As part of our training for paramedic school we are required to spend 16 hours in the Labor and Delivery unit at a couple different hospitals. Depending on the day, you could literally see nearly 50 deliveries. The staff runs you from room to room to observe and assist with as many as they can “squeeze” you into. This was my experience. Two separate 8 hour days rushing room to room after room, watching baby after baby after baby “pop” out. It really is the best description because I was rarely in the room for all of the pre-delivery stuff. I would get to the room as the baby was on the move and would get in there just in time for it to “pop” out. Once it was out, I would do a quick assessment with the nurse and then they would rush me to the next one. Towards the end of the day, some of the Doctors let you be the one to actually deliver the baby. We receive this extensive training because it is rare that we are called to an emergency scene to deliver a child, but it does happen once in a while. I have had two “emergency” deliveries in ten years. Both of them have been “textbook” deliveries with no complications other than the child showed up a lot faster than the mothers were planning on. My first was on the freeway on Christmas Day 7 or 8 years ago-which is probably a story all by itself, but it’s the second one I want to tell you about. This goes down as one of the top five memories from this past decade of work.
So I am working at a station with a good friend. The two of us got hired together, went to paramedic school together, and became good friends and hang out often on days off. When we actually worked together on the Rescue–it was rare–we had great times.
So we are working together, at a pretty busy station. We had already been on 3 or 4 calls when another call came in for an “immanent delivery.” We responded to a home to find a woman, 39 weeks pregnant, lying on her floor. Her husband was near her, placing cold rags on her forehead. As soon as we walk through the door she tells us the baby was coming (When a mother says this, its usually true.) We went into delivery mode right away, creating a sterile environment, preparing to do all the things you have to do to deliver a child. We find out that this will be their 6th child, and that they did not learn the sex during the ultrasound. They were wanting to be surprised. The delivery goes smooth as can be. No complications. Textbook. As the baby is delivered my partner tells them congratulations, it is a baby boy. My job at this point is to document everything and make a call to the hospital to inform them that we will be bringing a mother and newborn to their facility.
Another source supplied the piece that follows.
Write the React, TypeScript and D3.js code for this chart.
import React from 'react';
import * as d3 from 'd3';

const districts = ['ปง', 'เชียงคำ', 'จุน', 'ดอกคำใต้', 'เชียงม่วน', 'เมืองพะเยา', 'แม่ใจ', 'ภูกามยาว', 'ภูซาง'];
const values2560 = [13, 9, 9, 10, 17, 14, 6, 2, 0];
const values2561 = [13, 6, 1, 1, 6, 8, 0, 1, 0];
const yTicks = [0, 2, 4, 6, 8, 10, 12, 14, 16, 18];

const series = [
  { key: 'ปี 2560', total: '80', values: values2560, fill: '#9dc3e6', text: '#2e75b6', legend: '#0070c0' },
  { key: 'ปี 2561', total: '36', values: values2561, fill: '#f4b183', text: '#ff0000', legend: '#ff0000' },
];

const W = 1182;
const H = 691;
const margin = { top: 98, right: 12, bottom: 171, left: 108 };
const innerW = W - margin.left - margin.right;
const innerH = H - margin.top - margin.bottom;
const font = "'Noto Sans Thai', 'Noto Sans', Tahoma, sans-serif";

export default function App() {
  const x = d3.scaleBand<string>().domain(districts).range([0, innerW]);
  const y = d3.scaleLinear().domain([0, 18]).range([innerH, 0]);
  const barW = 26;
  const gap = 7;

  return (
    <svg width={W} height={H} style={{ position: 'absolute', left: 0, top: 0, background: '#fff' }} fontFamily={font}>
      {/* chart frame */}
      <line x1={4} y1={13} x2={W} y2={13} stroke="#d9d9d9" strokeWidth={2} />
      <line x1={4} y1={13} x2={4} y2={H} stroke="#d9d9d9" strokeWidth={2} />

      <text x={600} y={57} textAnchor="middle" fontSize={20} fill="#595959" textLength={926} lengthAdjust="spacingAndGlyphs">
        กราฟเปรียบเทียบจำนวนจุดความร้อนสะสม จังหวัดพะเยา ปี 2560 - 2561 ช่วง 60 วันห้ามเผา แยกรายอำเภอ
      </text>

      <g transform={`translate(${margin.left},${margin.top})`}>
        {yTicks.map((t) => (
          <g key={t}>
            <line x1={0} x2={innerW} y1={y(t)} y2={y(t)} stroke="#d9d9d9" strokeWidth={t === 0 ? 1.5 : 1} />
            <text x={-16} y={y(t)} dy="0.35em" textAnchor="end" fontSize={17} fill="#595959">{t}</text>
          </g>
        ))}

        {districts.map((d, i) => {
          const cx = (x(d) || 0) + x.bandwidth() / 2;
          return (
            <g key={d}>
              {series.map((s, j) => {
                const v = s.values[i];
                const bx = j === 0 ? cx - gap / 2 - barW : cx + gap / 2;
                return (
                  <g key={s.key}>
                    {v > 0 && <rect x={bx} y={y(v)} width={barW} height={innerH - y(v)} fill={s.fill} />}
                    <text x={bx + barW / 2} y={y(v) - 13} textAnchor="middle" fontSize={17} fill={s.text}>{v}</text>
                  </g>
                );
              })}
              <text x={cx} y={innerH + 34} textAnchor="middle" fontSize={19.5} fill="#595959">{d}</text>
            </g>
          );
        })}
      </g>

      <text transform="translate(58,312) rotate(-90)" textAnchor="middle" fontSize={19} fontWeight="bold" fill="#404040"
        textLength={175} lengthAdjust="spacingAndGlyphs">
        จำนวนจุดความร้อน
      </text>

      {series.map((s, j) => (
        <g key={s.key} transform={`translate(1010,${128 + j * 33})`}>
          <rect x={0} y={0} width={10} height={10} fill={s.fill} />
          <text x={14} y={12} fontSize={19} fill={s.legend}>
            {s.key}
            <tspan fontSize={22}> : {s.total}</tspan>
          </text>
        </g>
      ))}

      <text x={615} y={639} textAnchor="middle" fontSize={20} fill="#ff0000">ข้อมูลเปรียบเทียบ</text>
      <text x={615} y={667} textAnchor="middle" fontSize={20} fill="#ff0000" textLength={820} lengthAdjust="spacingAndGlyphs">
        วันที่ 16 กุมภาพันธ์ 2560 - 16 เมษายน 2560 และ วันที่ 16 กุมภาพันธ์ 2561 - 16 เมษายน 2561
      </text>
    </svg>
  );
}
The father starts making phone calls to friends and family, and mini celebrations are going on all around us about the birth of the new baby boy.
At this point, I glance down towards the baby to do a quick second assessment that we do on newborns. A score is assessed based on several things: breathing, appearance, muscle tone, etc. As I do my quick check, I noticed that a very important “boy part” is missing. I do the obligatory “eh-hum” to notify my partner that the baby is actually female. This is the point that, had we been a cartoon, the automatic sound bite of screeching brakes would automatically cue. My partner gets the family’s attention and solemnly tells them the update. As you can probably imagine, this causes sheer confusion. Almost a little panic. The father rushes over in disbelief, like it was a poorly timed April Fools joke, to see for himself as my partner tries his best to restore the initial excitement. “Its a baby girl, hooray?” It took a few minutes, but everything cleared up and turned out to be okay, except for the career long razzing that continues to be dished out in true firefighter fashion.